Self-appointed Information Commons messiah Larry Lessig and his Free Press acolyte Ben Scott, advance a slew of "beliefs" that they assiduously proselytize wherever they can gather an audience.

  • The latest sermon from the information commons church, was published by the San Francisco Chronicle: Public must fight to maintain net neutrality.
  • First, in it they assert a core belief in their first sentence: "The Internet is an engine of economic growth and innovation because of a simple principle: net neutrality..."
    • They conveniently ignore that the bipartisan law of the land has been the opposite of what they say about the Internet since passage of the 1996 Telecom Act: "It is the policy of the United States... to preserve the vibrant and competitive free market that presently exists for the Internet...unfettered by federal or state regulation."

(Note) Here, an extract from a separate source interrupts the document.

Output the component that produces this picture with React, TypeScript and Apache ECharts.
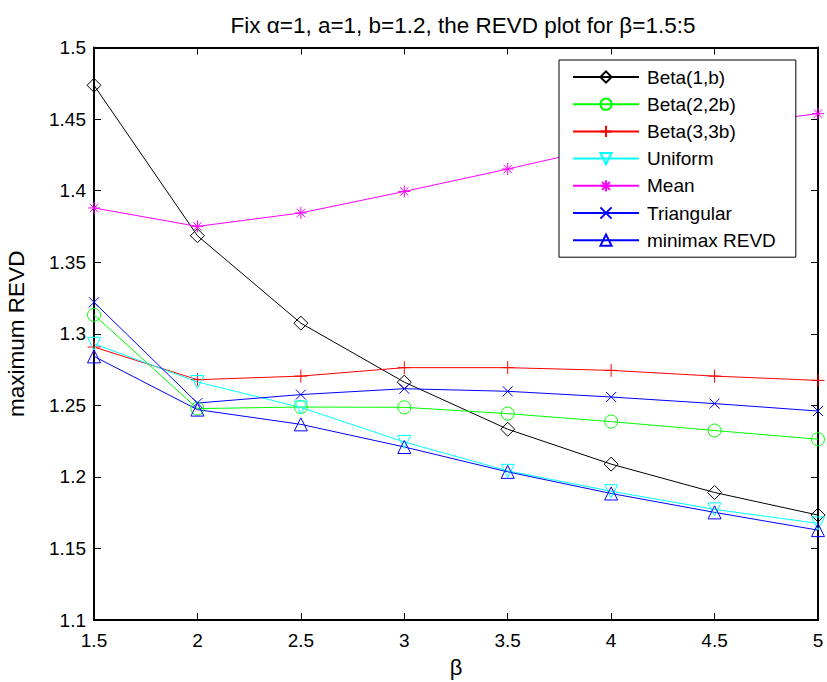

      • So the core premise of their belief-system does not square with the facts or the law.
      • Why was there no mention of net neutrality's essentialness before Lessig's protege Professor Tim Wu coined the term in 2002?
      • It's because they are trying to rewrite Internet history, to be one of regulation and government control and not the true historical progression which was successive promotion of free market competition through de-regulation.
        • As I have said before, the Internet is the greatest de-regulation success story of all time.
  • The second fatal flaw in the movement's belief system, is the parade of horribles that they have said would happen over the last few years -- that simply have not happened. Internet freedom has not ended as they warned. 
    • Literally thousands of ISPs have delivered trillions of Internet communications over the years without significant incident.
    • The movement has identified a few alleged net neutrality problems, which represent an infinitisimal part of the Internet and its free market communications.
  • The fatal third flaw is that they propose the obviously erroneous logic of -- specific to general. They propose that because they have identified infintisimal examples of Internet problems that we should change United States policy towards the Internet from the "free market that presently exists for the Internet" to a government regulated and controlled Internet.
    • This arguably is one of the biggest over-reaches in the young Internet age.
  • The fourth fatal flaw is the information commons movement's total silence on the downsides or unitntended consequences of socializing the Internet and appointing the government as the referree and controller of all that goes on on the Internet.
    • They are silent about that because they know the huge disruption and uproar that regulation of the internet would cause and they would just assume not have that "open" discussion.

Like a cult, the information commons movement led by Lessig and Google, believe what they believe no matter what the facts, cost or harm that they could cause.